Re: ctc and motorcycles
"wafflycat" <w*a*ff£y£cat*@£btco*nn£ect.com> wrote in message
news

dednT5yGoaFYJ_bRVnygQA@bt.com...
>
> http://www.ctc.org.uk/DesktopDefault.aspx?TabID=4796
>
> "CTC does not want bikes banned"
>
> "This week's Motor Cycle News has dreamt up an attention-grabbing headline
> which is in fact wholly untrue. It suggests that CTC wants motor cycles
> banned - this is not the case.
>
>
> We do not believe that motorcycles should be admitted into bus lanes, and
> therefore object to the Government's latest advice that this option should
> be for local authorities to decide (overturning previous advice against
> admitting motorcycles). But that is very different from suggesting that we
> want motorcycles banned, as MCN's headline and first paragraph states.
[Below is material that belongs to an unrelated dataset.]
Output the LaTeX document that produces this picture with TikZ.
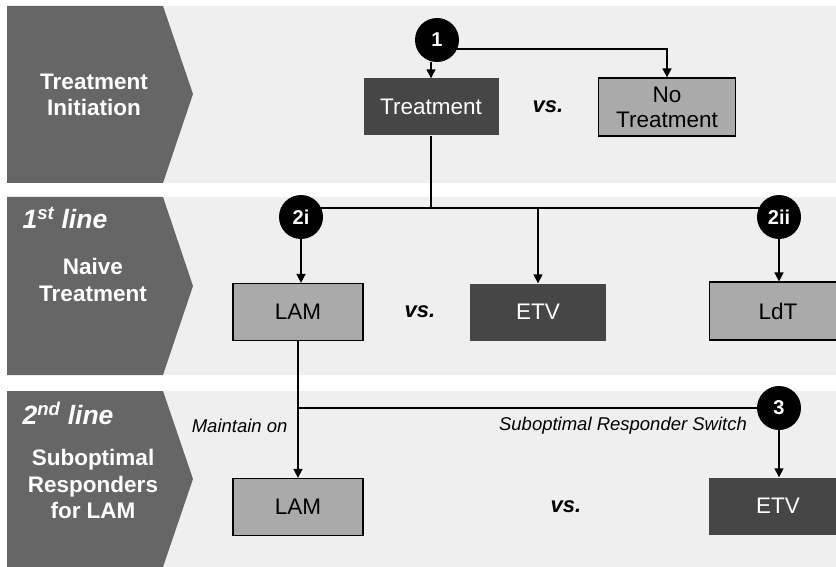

> This, we believe, is wholly misleading.
>
>
>
> Our webpage sets out the issues where we have common ground with
> motorcyclists - for instance we were with the motorcyclists' lobby in
> opposing the European Commission's recent proposals for Daytime Running
> Lights on all motor vehicles."
>
>
I speak as a CTC member cyclist who owns, and enjoys, a motorcycle and a car
also. I live in a borough (Colchester) where motorcycles are permitted to
use the bus lanes. Being able to use them _reduces_, IMHO, the risk to
pedestrians and cyclists.
Why do I believe this? The statistics used by the CTC not only relate to a
vanishingly small and unreliable sample size, but also relate to the risk
_as a whole_, including incidents occurring on all types of roads and in all
situations. So, for instance, the figure _might_ include an incident where
an out-of-control motorcycle has killed or injured a cyclist riding on the
pavement. Whilst this would be regrettable, it certainly would not be
grounds for banning m/c's from bus lanes!
In my experience the big area of conflict between m/c's and peds/cyclists
is when m/c's are filtering through slow and stationary traffic, and peds
cross between vehicles, and cyclists weave between them to make progress.
Obviously the onus is on the motorcyclist to keep out of trouble, but
filtering _is_ allowed, and can be risky.
A motorcycle in a bus lane, however, has far clearer lines of sight, as do
the pedestrians crossing it , and the cyclists using it, who by and large
don't weave when they're in it. So by removing slow moving cars from the
equation, and as long as the motorcycle is being ridden sensibly, cyclists,
pedestrians and motorcyclists are _safer_ when sharing the bus lane.
Unless, of course, the CTC or anyone else can come up with data to
demonstrate that motorbikes _in bus lanes_ are a danger to cyclists and
pedestrians _in bus lanes_. Until then it probably is reasonable to suspect
that they are anti-motorcycle per se.